Up to and including the line with "import * as", return every line from the start of the entries below exactly.

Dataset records
◆ ◆ ◆ ◆ ◆
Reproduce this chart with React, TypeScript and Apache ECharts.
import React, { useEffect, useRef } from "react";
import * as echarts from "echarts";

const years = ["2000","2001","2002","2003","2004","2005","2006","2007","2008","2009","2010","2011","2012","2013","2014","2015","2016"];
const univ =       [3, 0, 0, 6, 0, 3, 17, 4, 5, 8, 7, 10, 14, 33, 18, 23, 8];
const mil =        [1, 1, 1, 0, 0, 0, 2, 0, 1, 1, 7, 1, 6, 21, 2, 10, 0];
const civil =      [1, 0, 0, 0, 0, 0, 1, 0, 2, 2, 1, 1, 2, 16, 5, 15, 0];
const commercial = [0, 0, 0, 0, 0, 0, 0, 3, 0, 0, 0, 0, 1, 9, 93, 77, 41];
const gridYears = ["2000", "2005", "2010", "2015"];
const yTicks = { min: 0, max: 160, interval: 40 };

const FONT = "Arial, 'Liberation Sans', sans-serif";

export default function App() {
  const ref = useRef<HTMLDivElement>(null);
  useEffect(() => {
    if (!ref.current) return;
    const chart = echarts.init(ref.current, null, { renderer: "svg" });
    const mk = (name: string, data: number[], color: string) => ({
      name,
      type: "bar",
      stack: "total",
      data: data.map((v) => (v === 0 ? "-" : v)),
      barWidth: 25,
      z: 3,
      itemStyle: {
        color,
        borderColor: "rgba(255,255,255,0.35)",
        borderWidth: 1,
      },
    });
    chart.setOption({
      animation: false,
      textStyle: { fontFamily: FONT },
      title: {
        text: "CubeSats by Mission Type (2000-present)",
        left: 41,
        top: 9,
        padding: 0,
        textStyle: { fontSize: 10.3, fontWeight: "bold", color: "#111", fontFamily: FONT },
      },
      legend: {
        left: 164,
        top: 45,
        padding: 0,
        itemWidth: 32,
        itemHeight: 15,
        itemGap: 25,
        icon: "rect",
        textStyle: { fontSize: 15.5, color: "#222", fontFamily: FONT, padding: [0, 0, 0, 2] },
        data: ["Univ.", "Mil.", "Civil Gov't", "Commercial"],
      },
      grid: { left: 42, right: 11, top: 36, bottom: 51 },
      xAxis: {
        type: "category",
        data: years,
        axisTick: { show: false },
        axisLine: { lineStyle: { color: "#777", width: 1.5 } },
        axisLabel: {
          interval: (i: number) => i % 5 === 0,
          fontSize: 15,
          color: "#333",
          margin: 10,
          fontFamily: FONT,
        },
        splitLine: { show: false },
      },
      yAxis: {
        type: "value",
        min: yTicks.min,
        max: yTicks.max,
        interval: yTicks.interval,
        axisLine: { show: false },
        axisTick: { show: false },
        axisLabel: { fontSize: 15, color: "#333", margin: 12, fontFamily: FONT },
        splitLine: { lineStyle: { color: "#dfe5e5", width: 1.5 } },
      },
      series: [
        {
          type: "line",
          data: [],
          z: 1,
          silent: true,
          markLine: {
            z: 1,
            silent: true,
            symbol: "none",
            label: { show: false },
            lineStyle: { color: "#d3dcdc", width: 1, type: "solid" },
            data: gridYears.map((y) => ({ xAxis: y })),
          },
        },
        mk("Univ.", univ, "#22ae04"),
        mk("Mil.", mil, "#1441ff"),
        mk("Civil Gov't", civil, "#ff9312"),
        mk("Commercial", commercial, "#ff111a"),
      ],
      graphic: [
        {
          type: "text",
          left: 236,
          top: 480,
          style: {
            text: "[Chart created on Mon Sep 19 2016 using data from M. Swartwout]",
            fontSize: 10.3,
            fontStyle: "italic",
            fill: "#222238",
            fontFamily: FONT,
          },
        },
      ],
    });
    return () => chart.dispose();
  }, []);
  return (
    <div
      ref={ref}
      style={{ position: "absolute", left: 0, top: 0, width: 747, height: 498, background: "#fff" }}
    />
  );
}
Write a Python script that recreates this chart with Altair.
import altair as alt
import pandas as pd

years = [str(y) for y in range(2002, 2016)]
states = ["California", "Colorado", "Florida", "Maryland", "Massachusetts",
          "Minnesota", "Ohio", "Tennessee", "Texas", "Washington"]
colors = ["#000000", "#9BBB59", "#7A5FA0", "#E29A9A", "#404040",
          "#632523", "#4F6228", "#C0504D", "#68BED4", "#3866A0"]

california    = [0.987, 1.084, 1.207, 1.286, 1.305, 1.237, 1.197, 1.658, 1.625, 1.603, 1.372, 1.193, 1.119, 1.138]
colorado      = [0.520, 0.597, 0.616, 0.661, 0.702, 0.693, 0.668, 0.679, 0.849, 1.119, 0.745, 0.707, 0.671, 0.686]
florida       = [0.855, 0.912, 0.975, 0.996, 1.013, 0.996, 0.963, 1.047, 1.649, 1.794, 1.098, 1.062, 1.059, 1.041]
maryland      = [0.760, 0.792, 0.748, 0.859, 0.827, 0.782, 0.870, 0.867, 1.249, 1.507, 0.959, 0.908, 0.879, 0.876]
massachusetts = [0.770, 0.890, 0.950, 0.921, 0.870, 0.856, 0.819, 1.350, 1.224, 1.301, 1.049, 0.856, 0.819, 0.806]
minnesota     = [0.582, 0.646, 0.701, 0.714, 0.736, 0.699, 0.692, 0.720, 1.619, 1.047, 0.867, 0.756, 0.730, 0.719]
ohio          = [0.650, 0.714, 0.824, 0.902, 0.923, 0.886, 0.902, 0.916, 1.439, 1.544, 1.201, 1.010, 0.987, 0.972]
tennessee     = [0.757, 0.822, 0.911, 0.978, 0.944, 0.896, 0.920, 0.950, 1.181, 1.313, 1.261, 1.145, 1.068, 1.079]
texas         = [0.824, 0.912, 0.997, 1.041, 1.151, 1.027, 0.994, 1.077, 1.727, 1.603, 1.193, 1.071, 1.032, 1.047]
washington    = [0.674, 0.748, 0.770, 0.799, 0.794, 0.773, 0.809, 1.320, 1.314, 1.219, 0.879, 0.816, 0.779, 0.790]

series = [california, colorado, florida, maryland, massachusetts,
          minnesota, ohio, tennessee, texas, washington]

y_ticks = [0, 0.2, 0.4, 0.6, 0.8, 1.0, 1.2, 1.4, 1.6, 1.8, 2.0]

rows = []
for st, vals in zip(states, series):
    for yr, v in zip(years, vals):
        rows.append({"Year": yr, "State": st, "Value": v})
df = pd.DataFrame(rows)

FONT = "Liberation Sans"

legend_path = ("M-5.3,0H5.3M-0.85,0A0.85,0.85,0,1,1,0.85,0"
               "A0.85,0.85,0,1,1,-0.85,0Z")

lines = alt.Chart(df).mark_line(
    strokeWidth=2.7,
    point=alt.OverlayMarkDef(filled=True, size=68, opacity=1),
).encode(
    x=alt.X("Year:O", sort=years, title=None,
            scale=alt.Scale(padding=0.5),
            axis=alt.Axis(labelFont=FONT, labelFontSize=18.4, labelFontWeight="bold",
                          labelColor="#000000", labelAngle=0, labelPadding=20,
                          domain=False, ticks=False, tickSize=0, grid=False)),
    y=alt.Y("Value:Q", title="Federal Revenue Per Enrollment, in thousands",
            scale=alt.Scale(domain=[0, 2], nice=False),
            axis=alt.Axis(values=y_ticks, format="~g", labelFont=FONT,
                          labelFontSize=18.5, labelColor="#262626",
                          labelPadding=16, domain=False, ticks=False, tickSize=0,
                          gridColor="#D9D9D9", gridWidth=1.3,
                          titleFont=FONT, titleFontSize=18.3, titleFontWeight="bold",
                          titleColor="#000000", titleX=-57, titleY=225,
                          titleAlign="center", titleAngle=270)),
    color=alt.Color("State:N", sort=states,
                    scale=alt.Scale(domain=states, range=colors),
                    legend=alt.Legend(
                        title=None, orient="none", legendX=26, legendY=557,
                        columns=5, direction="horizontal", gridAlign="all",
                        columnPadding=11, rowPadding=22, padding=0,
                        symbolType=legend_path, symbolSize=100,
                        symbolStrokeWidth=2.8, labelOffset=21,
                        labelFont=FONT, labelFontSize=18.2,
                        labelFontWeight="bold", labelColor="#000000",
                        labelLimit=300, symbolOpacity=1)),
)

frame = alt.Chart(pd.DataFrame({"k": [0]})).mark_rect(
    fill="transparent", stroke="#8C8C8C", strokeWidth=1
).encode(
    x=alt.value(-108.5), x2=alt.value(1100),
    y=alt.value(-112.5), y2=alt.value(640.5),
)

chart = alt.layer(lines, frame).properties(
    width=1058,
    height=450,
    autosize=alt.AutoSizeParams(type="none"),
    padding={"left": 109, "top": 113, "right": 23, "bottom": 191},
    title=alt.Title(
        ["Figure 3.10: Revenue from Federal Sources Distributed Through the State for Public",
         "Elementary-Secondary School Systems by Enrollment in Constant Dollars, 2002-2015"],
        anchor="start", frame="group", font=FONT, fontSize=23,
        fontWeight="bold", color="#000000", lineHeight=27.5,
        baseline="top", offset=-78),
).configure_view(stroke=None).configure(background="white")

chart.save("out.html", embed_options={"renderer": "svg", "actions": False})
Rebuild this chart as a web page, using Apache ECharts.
◆ ◆ ◆ ◆ ◆
Full answer
Reproduce this chart with React, TypeScript and Apache ECharts.
import React, { useEffect, useRef } from "react";
import * as echarts from "echarts";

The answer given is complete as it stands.